» **Problem statement**
Restate the whole of the material. Keep every word, and drop the pictures.
☆ ☆ ☆ ☆
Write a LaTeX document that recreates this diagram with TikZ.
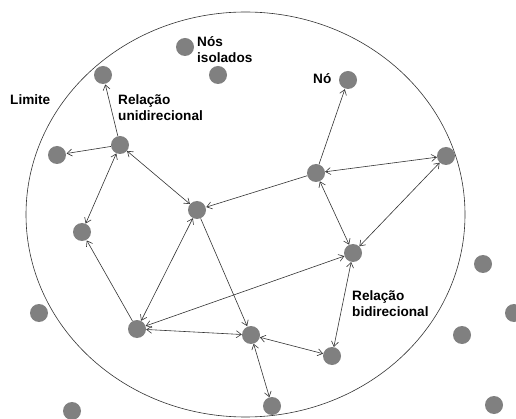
\documentclass[tikz,border=0pt]{standalone}
\usepackage{fontspec}
\setmainfont{Liberation Sans}
\usetikzlibrary{arrows.meta}

\begin{document}
\begin{tikzpicture}[x=1pt, y=-1pt,
  no/.style={circle, fill=black!50, inner sep=0pt, minimum size=18pt},
  uni/.style={-{Straight Barb[length=5pt, width=7pt]}, black!80, line width=0.6pt, shorten >=0.5pt},
  bi/.style={{Straight Barb[length=5pt, width=7pt]}-{Straight Barb[length=5pt, width=7pt]}, black!80, line width=0.6pt},
  rot/.style={font=\fontsize{13.6}{16}\selectfont\bfseries, align=left, inner sep=0pt, anchor=west}]

\useasboundingbox (0,0) rectangle (516,419);

%% limite
\draw[black!80, line width=0.6pt] (245.5,214.5) ellipse (219.5 and 202.5);

%% nós da rede
\node[no] (a) at (103,75) {};
\node[no] (b) at (120,145) {};
\node[no] (c) at (57,155) {};
\node[no] (d) at (82,232) {};
\node[no] (e) at (197,210) {};
\node[no] (f) at (316,173) {};
\node[no] (g) at (446,156) {};
\node[no] (h) at (353,253) {};
\node[no] (i) at (137,329) {};
\node[no] (j) at (251,335) {};
\node[no] (k) at (332,356) {};
\node[no] (l) at (272,406) {};
\node[no] (nn) at (348,80) {};

%% nós isolados
\node[no] (iso1) at (185,47) {};
\node[no] (iso2) at (218,75) {};
\node[no] (out1) at (39,313) {};
\node[no] (out2) at (72,411) {};
\node[no] (out3) at (483,264) {};
\node[no] (out4) at (514,313) {};
\node[no] (out5) at (462,335) {};
\node[no] (out6) at (494,405) {};

%% relações
\foreach \a/\b in {b/a, b/c, f/e, f/nn, i/d, e/j}{\draw[uni] (\a) -- (\b);}
\foreach \a/\b in {b/d, b/e, f/g, h/g, f/h, i/e, i/j, h/i, j/k, j/l, h/k}{\draw[bi] (\a) -- (\b);}

%% rótulos
\node[rot] (tlim) at (10,100) {Limite};
\node[rot] (tuni) at (118,108) {Relação\\unidirecional};
\node[rot] (tiso) at (197,50) {Nós\\isolados};
\node[rot] (tno) at (313,79) {Nó};
\node[rot] (tbi) at (352,303.5) {Relação\\bidirecional};
\end{tikzpicture}
\end{document}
☆ ☆ ☆ ☆
» **Full output**
Write a LaTeX document that recreates this diagram with TikZ.
\documentclass[tikz,border=0pt]{standalone}
\usepackage{fontspec}
\setmainfont{Liberation Sans}
\usetikzlibrary{arrows.meta}

\begin{document}
\begin{tikzpicture}[x=1pt, y=-1pt,
  no/.style={circle, fill=black!50, inner sep=0pt, minimum size=18pt},
  uni/.style={-{Straight Barb[length=5pt, width=7pt]}, black!80, line width=0.6pt, shorten >=0.5pt},
  bi/.style={{Straight Barb[length=5pt, width=7pt]}-{Straight Barb[length=5pt, width=7pt]}, black!80, line width=0.6pt},
  rot/.style={font=\fontsize{13.6}{16}\selectfont\bfseries, align=left, inner sep=0pt, anchor=west}]

\useasboundingbox (0,0) rectangle (516,419);

%% limite
\draw[black!80, line width=0.6pt] (245.5,214.5) ellipse (219.5 and 202.5);

%% nós da rede
\node[no] (a) at (103,75) {};
\node[no] (b) at (120,145) {};
\node[no] (c) at (57,155) {};
\node[no] (d) at (82,232) {};
\node[no] (e) at (197,210) {};
\node[no] (f) at (316,173) {};
\node[no] (g) at (446,156) {};
\node[no] (h) at (353,253) {};
\node[no] (i) at (137,329) {};
\node[no] (j) at (251,335) {};
\node[no] (k) at (332,356) {};
\node[no] (l) at (272,406) {};
\node[no] (nn) at (348,80) {};

%% nós isolados
\node[no] (iso1) at (185,47) {};
\node[no] (iso2) at (218,75) {};
\node[no] (out1) at (39,313) {};
\node[no] (out2) at (72,411) {};
\node[no] (out3) at (483,264) {};
\node[no] (out4) at (514,313) {};
\node[no] (out5) at (462,335) {};
\node[no] (out6) at (494,405) {};

%% relações
\foreach \a/\b in {b/a, b/c, f/e, f/nn, i/d, e/j}{\draw[uni] (\a) -- (\b);}
\foreach \a/\b in {b/d, b/e, f/g, h/g, f/h, i/e, i/j, h/i, j/k, j/l, h/k}{\draw[bi] (\a) -- (\b);}

%% rótulos
\node[rot] (tlim) at (10,100) {Limite};
\node[rot] (tuni) at (118,108) {Relação\\unidirecional};
\node[rot] (tiso) at (197,50) {Nós\\isolados};
\node[rot] (tno) at (313,79) {Nó};
\node[rot] (tbi) at (352,303.5) {Relação\\bidirecional};
\end{tikzpicture}
\end{document}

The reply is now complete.